Blitz: A Preprocessor for Detecting Context-Independent Linguistic Structures

Boris Katz, Deniz Yuret, Jimmy Lin, Sue Felshin, Rebecca Schulman, and Adnan Ilik (1998) ( DOC )
Blitz: A Preprocessor for Detecting Context-Independent Linguistic Structures. In Proceedings of the 5th Pacific Rim International Conference on Artificial Intelligence.

Abstract:

The flow of natural language is often broken by constructions which are difficult to analyze with conventional linguistic parsers. To handle these constructions, which include numbers, dates, addresses, etc., and, to a lesser extent, proper nouns, natural language systems typically implement specialized new rules. This leads to a level of complexity which renders development and maintenance difficult. Analyzing and tokenizing these constructions with an independent preprocessor can alleviate the burden on already taxed systems.

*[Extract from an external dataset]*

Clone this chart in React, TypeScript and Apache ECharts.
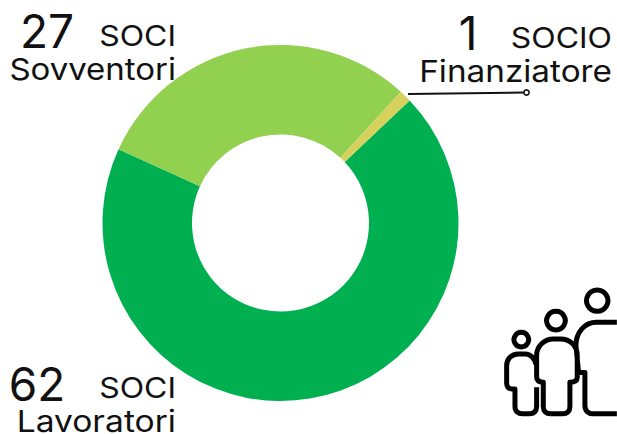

Because these constructions have highly regular forms, and can be largely understood in the absence of context, it is possible to shift the burden of processing away from the primary parser, and onto a simpler, faster, non-linguistic preprocessor. This paper describes Blitz, a hybrid database- and heuristic-based natural language preprocessor, which has been integrated into the START Natural Language System in order to demonstrate how non-linguistic preprocessing can improve parsing. As a result, START's ability to analyze real-world sentences has improved considerably.